4 cups white or whole wheat flour or half each
1-1/2 teaspoons salt
1-1/2 teaspoons baking powder (optional)
1/3 cup shortening
1 to 1-1/4 cups water
Waxed paper
oil (optional)
In a large bowl combine the flour, salt and baking powder. I prefer to use the baking powder because it makes the tortillas lighter, even if you roll them a little thick. The baking powder is not an authentic addition though, rather it is a southern mutation. Next cut in the shortening with a fork. When the flour is crumbly, add the water. Stir the dough with your fork until it makes a cohesive ball of dough. You may need to add an extra small spoonful of water if the dough is too dry. Be careful not to add too much though. When the dough forms a ball, knead it about 20 times. Then let it rest in the bowl for about 10 minutes. After it has rested, form it into 10 or 12 equal balls. Roll each ball in a little flour, to coat the outside of it evenly. Place a ball of dough on a sheet of waxed paper, or a clean, well floured surface. Roll the dough out into a a 6 or 7-inch circle. Try to get it as thin as you can. Loosen the tortilla from the rolling surface. Flop it onto a dry, hot skillet. Cook about 30 seconds, until the under side is dry, with a few brown spots. Flip it and cook the other side the same way. Transfer the cooked tortilla to a plate, and cook the next one. This goes pretty fast after you get the hang of it. You can roll out all of the tortillas first, in one stage, and then cook them all in the second stage. After you practice it some, the whole procedure takes less than 20 minutes, and the tortillas are sooo good. Use them the same way you would store-bought tortillas: burritos, soft tacos, etc.
The first few times you make these, you will need 30 to 40 minutes for the whole procedure. It takes time and practice to get the hang of rolling them out quickly and into a roughly circular shape. Please persevere. This recipe will save you $1 to $1.50 every time you make them. Also, if you don't have access to the store, you can still have lovely Mexican dishes all the same.
Homemade tortillas are not as flexible as store-bought tortillas. To make them more flexible, place them in a plastic bag while still warm, and let them cool right there in the bag. The steam will make them more pliable, and easier to roll up into fancy burrito shapes. This recipe makes about a dozen tortillas.
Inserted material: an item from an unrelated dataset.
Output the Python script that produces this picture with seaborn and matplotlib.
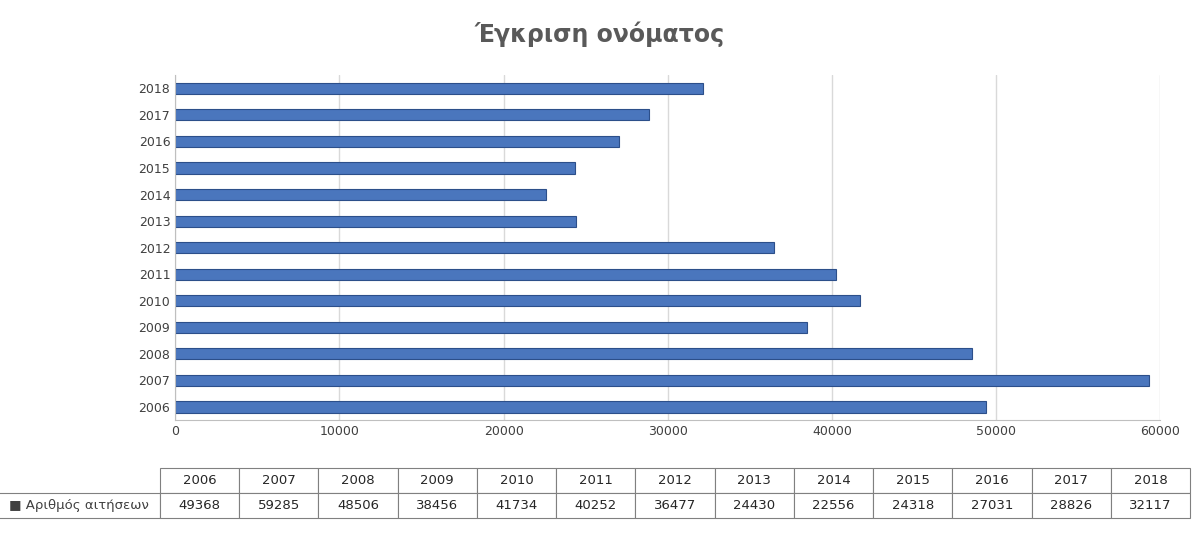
import seaborn as sns
import matplotlib.pyplot as plt
import pandas as pd

years = ['2006', '2007', '2008', '2009', '2010', '2011', '2012',
         '2013', '2014', '2015', '2016', '2017', '2018']
requests = [49368, 59285, 48506, 38456, 41734, 40252, 36477,
            24430, 22556, 24318, 27031, 28826, 32117]
series_name = 'Αριθμός αιτήσεων'

sns.set_style('white')
plt.rcParams['font.family'] = ['DejaVu Sans']

df = pd.DataFrame({'year': years, 'n': requests})

fig = plt.figure(figsize=(12, 5.36), dpi=100)
ax = fig.add_axes([0.146, 0.216, 0.821, 0.644])

sns.barplot(data=df, x='n', y='year', order=years[::-1], color='#4a76bd',
            width=0.42, edgecolor='#2c4f8a', linewidth=0.8, saturation=1, ax=ax)

ax.set_xlim(0, 60000)
ax.set_xticks(range(0, 60001, 10000))
ax.grid(axis='x', color='#d9d9d9', linewidth=1)
ax.set_axisbelow(True)
for s in ['top', 'right']:
    ax.spines[s].set_visible(False)
ax.spines['left'].set_color('#bfbfbf')
ax.spines['bottom'].set_color('#bfbfbf')
ax.tick_params(labelsize=9, colors='#404040', length=0)
ax.set_xlabel('')
ax.set_ylabel('')

fig.suptitle('Έγκριση ονόματος', x=0.5, y=0.96, fontsize=17,
             fontweight='bold', color='#595959')

# data table below the chart
tax = fig.add_axes([160 / 1200, 18 / 536, 1030 / 1200, 50 / 536])
tax.axis('off')
tab = tax.table(cellText=[[str(v) for v in requests]], colLabels=years,
                rowLabels=['■ ' + series_name], cellLoc='center',
                rowLoc='left', bbox=[0, 0, 1, 1])
tab.auto_set_font_size(False)
tab.set_fontsize(9.5)
for (r, c), cell in tab.get_celld().items():
    cell.set_edgecolor('#808080')
    cell.set_linewidth(0.8)
    if c == -1:
        cell.get_text().set_color('#404040')
        cell.set_width(153 / 1030)
tab[(1, -1)].get_text().set_text('■ ' + series_name)

fig.savefig('out.png', dpi=100)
okay so I don't do anything different with this recipe other than once I've cut in the shortening I dump the whole thing into the bosch and mix it in there, then I let the bosche knead it for me. Oh I also triple this recipe, it makes 32 then. That's about a months supply for us. You could use whole flour for this but they would be a lot dryer. I have only attempted it once and they were a lot harder to work with. You'll want to cook the tortillas until they are just looking bubbly then flip them.. they should just have some very light brown spots on them. The first time I made these was for a "girls" lunch and they were like cardboard.. sorry girls! If you have an electric griddle it'll work great for doing these, otherwise you can only fit one in a pan at a time. When I make the 32 it takes me about an hour total to make them... but I can be cooking other things and cleaning the kitchen while they're cooking.

Well that's all for now... as always if you want to try these under controled conditions, come on over... I'm off to ruin my supper and have another one!


Anonymous said...

I had yummy sweet potato burritos at Don Diego's but they were cubed instead of mashed. Your recipe looks delish too.


DaRcI said...

I was just thinking about making my own tortilla's but have you ever tried different grains? Because I am trying to avoid wheat. By diff I mean Spelt or kamut, anything that can go into a wheat grinder :)

dwiebes said...


I guess you could search for recipes online. There are lots of gluten free webpages out there. And I guess just play around. I haven't baked much with other grains... although I do have some. Let me know what you find.